AG complexity takes this to the next level by focusing on the interrelatedness of different structure levels which makes it sensitive to periodicities and symmetries. How does this translate to the examined data? In terms of spatial/geographical and temporal differences in complexity, KC and AG largely agree. This is useful insofar as it connects the intuitive understanding of complexity with its measurement. In addition, this kind of agreement shows that AG is capable of indexing the complexity of data whose generators are far removed from psychology. Where AG seems to excel however, is in providing clear and focused record offline/local variations in complexity. This is not surprising given previous results but encourages us further in employing AG to study geophysical time series.
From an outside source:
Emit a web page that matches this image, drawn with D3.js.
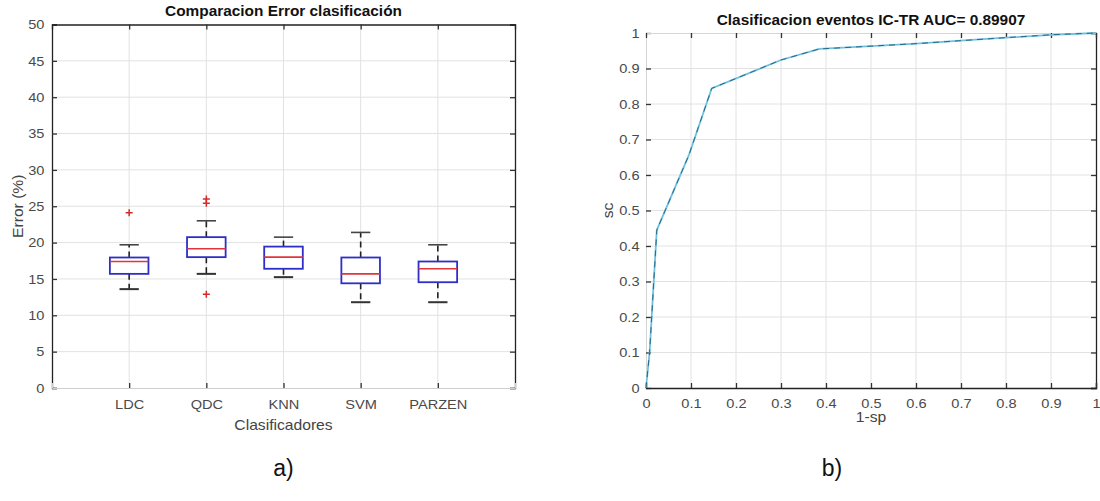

One interesting finding concerns the strong relationship between the dGHI and complexity data. We can report for the first time that the complexity of solar irradiation generally follows the seasonal waxing and waning of the irradiation itself although the latter lags the former by about four months. Consequently, peak irradiation lags behind peak complexity. Although we are not in the position to speculate on the causes of this lag, the changing of the seasons (as opposed to seasons themselves which appear static by comparison) provides a rich dynamic geophysical background which is captured by both complexity measures.

However, the most important finding concerns the low-level periodicity within a sub-threshold segment recorded at Point Mathurin. To our knowledge, this is the first time such a pattern has been described which pending further investigation promises to open up a new level of meteorological analysis. Consequently, we recommend AG complexity to our colleagues in the hope that its analytical power can help provide pointers for a new approach to studying the Sun’s gift to our world.